## Written instruction
Select the lines that contain "matplotlib" and copy each of them.

## Data section
══════════════════════════════
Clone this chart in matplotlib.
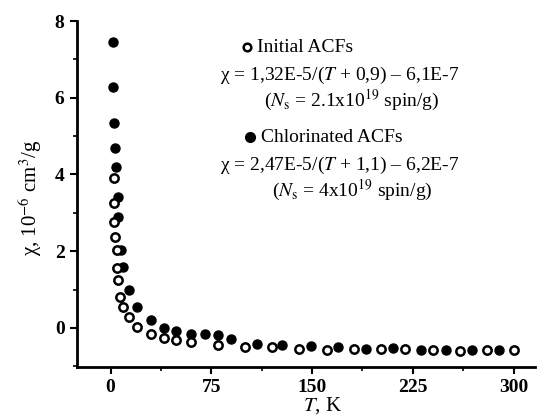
import matplotlib
matplotlib.use("Agg")
import matplotlib.pyplot as plt
from matplotlib.ticker import MultipleLocator

plt.rcParams['font.family'] = ['Liberation Serif', 'DejaVu Serif']
plt.rcParams['mathtext.fontset'] = 'stix'

# Chlorinated ACFs (filled)
T_chl = [1.5, 1.5, 2.2, 3.0, 3.7, 5.2, 5.2, 8, 9.5, 13.4, 20, 30, 40, 48.5, 60, 70, 80,
         90, 109, 128, 149, 169, 190, 210, 231, 250, 269, 289]
chi_chl = [7.45, 6.28, 5.34, 4.69, 4.19, 3.41, 2.89, 2.03, 1.59, 0.99, 0.55, 0.21, 0.0,
           -0.08, -0.16, -0.16, -0.18, -0.29, -0.42, -0.44, -0.47, -0.49, -0.55, -0.52,
           -0.57, -0.57, -0.57, -0.57]

# Initial ACFs (open)
T_ini = [2.2, 2.2, 2.2, 3.0, 4.5, 4.5, 5.2, 7.0, 9, 13.4, 20, 30, 40, 49, 60, 80, 100,
         120, 140, 161, 181, 201, 219, 240, 260, 280, 300]
chi_ini = [3.9, 3.26, 2.76, 2.37, 2.03, 1.56, 1.25, 0.81, 0.55, 0.29, 0.03, -0.16, -0.26,
           -0.31, -0.36, -0.44, -0.49, -0.49, -0.55, -0.57, -0.55, -0.55, -0.55, -0.57,
           -0.6, -0.57, -0.57]

xticks = [0, 75, 150, 225, 300]
yticks = [0, 2, 4, 6, 8]

W, H = 539, 418
fig = plt.figure(figsize=(W / 100, H / 100), dpi=100)
ax = fig.add_axes([77 / W, 1 - 367 / H, (535 - 77) / W, (367 - 21) / H])

ax.plot(T_ini, chi_ini, 'o', ms=6, mfc='white', mec='black', mew=1.8, ls='none', zorder=3)
ax.plot(T_chl, chi_chl, 'o', ms=6.5, mfc='black', mec='black', ls='none', zorder=2)

ax.set_xlim(-25, 316)
ax.set_ylim(-1.02, 8)
ax.set_xticks(xticks)
ax.set_yticks(yticks)
ax.xaxis.set_minor_locator(MultipleLocator(37.5))
ax.yaxis.set_minor_locator(MultipleLocator(1))
for s in ['top', 'right']:
    ax.spines[s].set_visible(False)
for s in ['left', 'bottom']:
    ax.spines[s].set_linewidth(2)
ax.tick_params(which='major', direction='out', length=5, width=1.5, labelsize=14, pad=4)
ax.tick_params(which='minor', direction='out', length=3, width=1.2)
for lab in ax.get_xticklabels() + ax.get_yticklabels():
    lab.set_fontweight('bold')

fig.text(322 / W, 1 - 406 / H, r'$T$, K', fontsize=15, ha='center', va='center')
fig.text(30 / W, 1 - 198 / H, r'χ, 10$^{-6}$ cm$^{3}$/g', fontsize=15, rotation=90,
         ha='center', va='center')

def ftext(x, y, s, **kw):
    fig.text(x / W, 1 - y / H, s, va='center', fontsize=14, **kw)

ax_fig = fig.transFigure
fig.lines.append(plt.Line2D([247 / W], [1 - 47 / H], marker='o', ms=5.5, mfc='white', mec='black',
                            mew=1.8, transform=ax_fig, figure=fig))
ftext(257, 47, 'Initial ACFs', ha='left')
ftext(340, 75, r'χ = 1,32E-5/($T$ + 0,9) – 6,1E-7', ha='center')
ftext(352, 100, r'($N_{\rm s}$ = 2.1x10$^{19}$ spin/g)', ha='center')
fig.lines.append(plt.Line2D([250 / W], [1 - 137 / H], marker='o', ms=7, mfc='black', mec='black',
                            transform=ax_fig, figure=fig))
ftext(261, 137, 'Chlorinated ACFs', ha='left')
ftext(340, 165, r'χ = 2,47E-5/($T$ + 1,1) – 6,2E-7', ha='center')
ftext(352, 190, r'($N_{\rm s}$ = 4x10$^{19}$ spin/g)', ha='center')

fig.savefig('out.png', dpi=100)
══════════════════════════════
## Written solution
Clone this chart in matplotlib.
import matplotlib
matplotlib.use("Agg")
import matplotlib.pyplot as plt
from matplotlib.ticker import MultipleLocator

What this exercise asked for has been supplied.